I would love to see an update in the summer.
thanks for sharing
Skyler Weber wrote:Good to hear they are helping. Did you say 4-5 feet? Did you mean inches? Also are they supporting trees? Also what distance between swales.
As to whether water goes through limestone, the technical answer is yes since water seepage created Carlsbad Caverns. But, it will happen so slowly that the water won't be available to your plants. However, I read about a Zimbabwean farmer (Zephaniah Phiri Maseko) who starts his first swale with the depth all the way down to bed rock.
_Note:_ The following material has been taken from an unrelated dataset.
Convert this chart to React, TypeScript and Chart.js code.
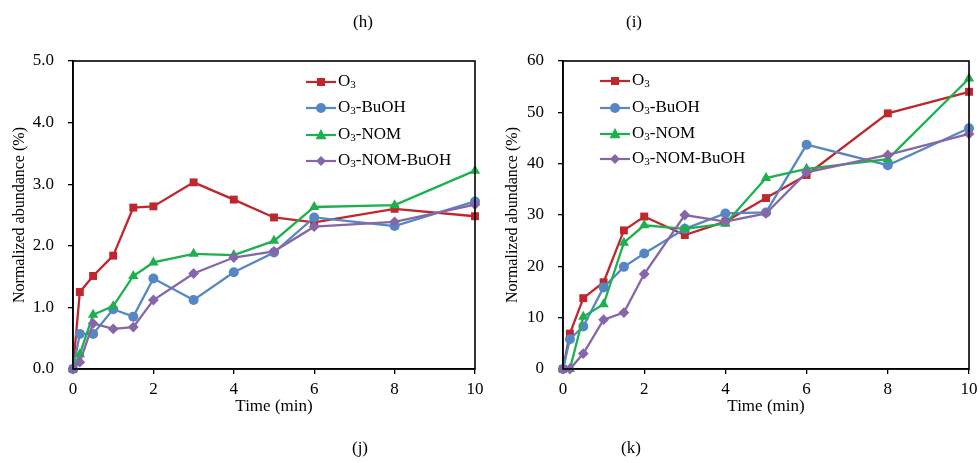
import React, { useEffect, useRef } from 'react';
import { Chart, registerables } from 'chart.js';

Chart.register(...registerables);

const timeMin = [0, 0.17, 0.5, 1, 1.5, 2, 3, 4, 5, 6, 8, 10];
const seriesNames = ['O3', 'O3-BuOH', 'O3-NOM', 'O3-NOM-BuOH'];
const xTicks = [0, 2, 4, 6, 8, 10];

// Panel (h) values, %
const hO3 = [0, 1.25, 1.51, 1.84, 2.62, 2.64, 3.03, 2.75, 2.46, 2.38, 2.6, 2.48];
const hBuOH = [0, 0.57, 0.57, 0.97, 0.85, 1.47, 1.12, 1.57, 1.89, 2.46, 2.32, 2.72];
const hNOM = [0, 0.24, 0.88, 1.02, 1.51, 1.73, 1.87, 1.85, 2.08, 2.63, 2.66, 3.22];
const hNOMBuOH = [0, 0.11, 0.74, 0.65, 0.68, 1.12, 1.55, 1.81, 1.91, 2.31, 2.39, 2.67];
const hYTicks = [0, 1, 2, 3, 4, 5];

// Panel (i) values, %
const iO3 = [0, 6.9, 13.8, 16.9, 27.0, 29.7, 26.1, 28.7, 33.3, 37.8, 49.8, 54.0];
const iBuOH = [0, 5.8, 8.3, 15.9, 19.9, 22.5, 27.3, 30.3, 30.5, 43.7, 39.7, 46.9];
const iNOM = [0, 0, 10.2, 12.6, 24.6, 28.0, 27.3, 28.3, 37.2, 39.0, 40.9, 56.6];
const iNOMBuOH = [0, 0, 3.0, 9.6, 11.0, 18.5, 30.0, 28.7, 30.3, 38.3, 41.7, 45.8];
const iYTicks = [0, 10, 20, 30, 40, 50, 60];

const colors = ['#C0262D', '#5687C4', '#1DB04E', '#8766A8'];
const pointStyles = ['rect', 'circle', 'triangle', 'rectRot'];
const pointRadii = [5.6, 5, 6, 5.4];
const legendRadii = [4, 5, 5.5, 5];

const SERIF = "'Liberation Serif', 'Times New Roman', serif";

function drawMarker(ctx: CanvasRenderingContext2D, style: string, x: number, y: number, r: number, color: string) {
  ctx.save();
  ctx.fillStyle = color;
  ctx.beginPath();
  if (style === 'rect') {
    ctx.rect(x - r, y - r, 2 * r, 2 * r);
  } else if (style === 'circle') {
    ctx.arc(x, y, r, 0, Math.PI * 2);
  } else if (style === 'triangle') {
    ctx.moveTo(x, y - r * 1.1);
    ctx.lineTo(x + r, y + r * 0.75);
    ctx.lineTo(x - r, y + r * 0.75);
    ctx.closePath();
  } else {
    ctx.moveTo(x, y - r);
    ctx.lineTo(x + r, y);
    ctx.lineTo(x, y + r);
    ctx.lineTo(x - r, y);
    ctx.closePath();
  }
  ctx.fill();
  ctx.restore();
}

const boxPlugin = {
  id: 'boxAndLegend',
  afterDraw(chart: any, _args: any, opts: any) {
    const { ctx, chartArea } = chart;
    ctx.save();
    ctx.strokeStyle = '#000';
    ctx.lineWidth = 1.6;
    ctx.strokeRect(chartArea.left, chartArea.top, chartArea.right - chartArea.left, chartArea.bottom - chartArea.top);
    // legend
    const lx = chartArea.left + opts.dx;
    const rows: number[] = opts.rows;
    chart.data.datasets.forEach((_ds: any, i: number) => {
      const y = rows[i];
      ctx.strokeStyle = colors[i];
      ctx.lineWidth = 2.2;
      ctx.beginPath();
      ctx.moveTo(lx, y);
      ctx.lineTo(lx + 30, y);
      ctx.stroke();
      drawMarker(ctx, pointStyles[i], lx + 15, y, legendRadii[i], colors[i]);
      const name: string = seriesNames[i];
      let tx = lx + 32;
      ctx.fillStyle = '#000';
      ctx.textBaseline = 'middle';
      ctx.textAlign = 'left';
      ctx.font = `17px ${SERIF}`;
      ctx.fillText('O', tx, y);
      tx += ctx.measureText('O').width;
      ctx.font = `11px ${SERIF}`;
      ctx.fillText('3', tx, y + 3);
      tx += ctx.measureText('3').width;
      ctx.font = `17px ${SERIF}`;
      ctx.fillText(name.slice(2), tx, y);
    });
    ctx.restore();
  },
};

type Panel = {
  series: number[][];
  yTicks: number[];
  decimals: number;
  legendDx: number;
  legendRows: number[];
  yWidth: number;
  padLeft: number;
  padRight: number;
};

function makeConfig(p: Panel): any {
  const yMax = p.yTicks[p.yTicks.length - 1];
  return {
    type: 'line',
    data: {
      datasets: p.series.map((vals, i) => ({
        label: seriesNames[i],
        data: timeMin.map((t, j) => ({ x: t, y: vals[j] })),
        borderColor: colors[i],
        backgroundColor: colors[i],
        pointStyle: pointStyles[i],
        pointRadius: pointRadii[i],
        pointBorderWidth: 0,
        borderWidth: 2.3,
        clip: false,
        tension: 0,
        order: 3 - i,
      })),
    },
    options: {
      responsive: false,
      animation: false,
      devicePixelRatio: 1,
      layout: { padding: { left: p.padLeft, right: p.padRight, top: 61, bottom: 46 } },
      plugins: {
        legend: { display: false },
        tooltip: { enabled: false },
        boxAndLegend: { dx: p.legendDx, rows: p.legendRows },
      },
      scales: {
        x: {
          type: 'linear',
          min: 0,
          max: 10,
          afterBuildTicks: (scale: any) => {
            scale.ticks = xTicks.map((v) => ({ value: v }));
          },
          afterFit: (scale: any) => {
            scale.height = 48;
            scale.paddingLeft = 0;
            scale.paddingRight = 0;
          },
          ticks: {
            color: '#000',
            font: { family: SERIF, size: 17 },
            padding: 5,
            maxRotation: 0,
          },
          grid: { display: true, drawOnChartArea: false, drawTicks: true, tickLength: 5, color: '#000', lineWidth: 1.3 },
          border: { display: true, color: '#000', width: 1.6 },
          title: {
            display: true,
            text: 'Time (min)',
            color: '#000',
            font: { family: SERIF, size: 17 },
            padding: { top: 0, bottom: 0 },
          },
        },
        y: {
          type: 'linear',
          min: 0,
          max: yMax,
          afterBuildTicks: (scale: any) => {
            scale.ticks = p.yTicks.map((v) => ({ value: v }));
          },
          afterFit: (scale: any) => {
            scale.width = p.yWidth;
            scale.paddingTop = 0;
            scale.paddingBottom = 0;
          },
          ticks: {
            color: '#000',
            font: { family: SERIF, size: 17 },
            padding: 14,
            callback: (v: number) => Number(v).toFixed(p.decimals),
          },
          grid: { display: true, drawOnChartArea: false, drawTicks: true, tickLength: 5, color: '#000', lineWidth: 1.3 },
          border: { display: true, color: '#000', width: 1.6 },
          title: {
            display: true,
            text: 'Normalized abundance (%)',
            color: '#000',
            font: { family: SERIF, size: 16 },
            padding: { top: 0, bottom: 0 },
          },
        },
      },
    },
    plugins: [boxPlugin],
  };
}

const panelH: Panel = {
  series: [hO3, hBuOH, hNOM, hNOMBuOH],
  yTicks: hYTicks,
  decimals: 1,
  legendDx: 233,
  legendRows: [82, 108, 135, 161],
  yWidth: 63,
  padLeft: 10,
  padRight: 15,
};

const panelI: Panel = {
  series: [iO3, iBuOH, iNOM, iNOMBuOH],
  yTicks: iYTicks,
  decimals: 0,
  legendDx: 37,
  legendRows: [81, 108, 134, 159],
  yWidth: 60,
  padLeft: 13,
  padRight: 11,
};

function ChartPanel({ panel, left }: { panel: Panel; left: number }) {
  const ref = useRef<HTMLCanvasElement>(null);
  useEffect(() => {
    if (!ref.current) return;
    const chart = new Chart(ref.current, makeConfig(panel));
    return () => chart.destroy();
  }, [panel]);
  return (
    <canvas
      ref={ref}
      width={490}
      height={463}
      style={{ position: 'absolute', left, top: 0, width: 490, height: 463 }}
    />
  );
}

const labelStyle = (x: number, y: number): React.CSSProperties => ({
  position: 'absolute',
  left: x - 30,
  top: y - 11,
  width: 60,
  textAlign: 'center',
  fontFamily: SERIF,
  fontSize: 17,
  lineHeight: '22px',
  color: '#000',
});

export default function App() {
  return (
    <div style={{ position: 'absolute', left: 0, top: 0, width: 980, height: 463, background: '#fff', overflow: 'hidden' }}>
      <ChartPanel panel={panelH} left={0} />
      <ChartPanel panel={panelI} left={490} />
      <div style={labelStyle(363, 22)}>(h)</div>
      <div style={labelStyle(634, 22)}>(i)</div>
      <div style={labelStyle(360, 448)}>(j)</div>
      <div style={labelStyle(631, 448)}>(k)</div>
    </div>
  );
}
Skyler Weber wrote:Well, after digging 20+ swales over the course of a year, a new spring has developed in the low spot of my property. This was during a dry spell where there has been no rain or snow for three months. The water is pure and cold. Secondly, the spot has been dry for the past two years I have been at the property. So, I am convinced. Swales work, and they work faster than you might think.
Daniel Kaplan wrote:A couple years ago when I was looking at open land on the plains one of my big plans was to set up snow fence as a temporary windbreak/snow trap to help me get a living windbreak growing. Though I never priced it. For that matter it or any fence would catch blowing debris like tumbleweeds. Mulch traps are one of my new strategies.
I thought you might have alluded to it but fencing to protect the trees that are germinating seems like a good idea.
Would raptor roosts help any with controlling rabbit pressure? I was initially thinking a dog but it doesn't sound like you're living on site.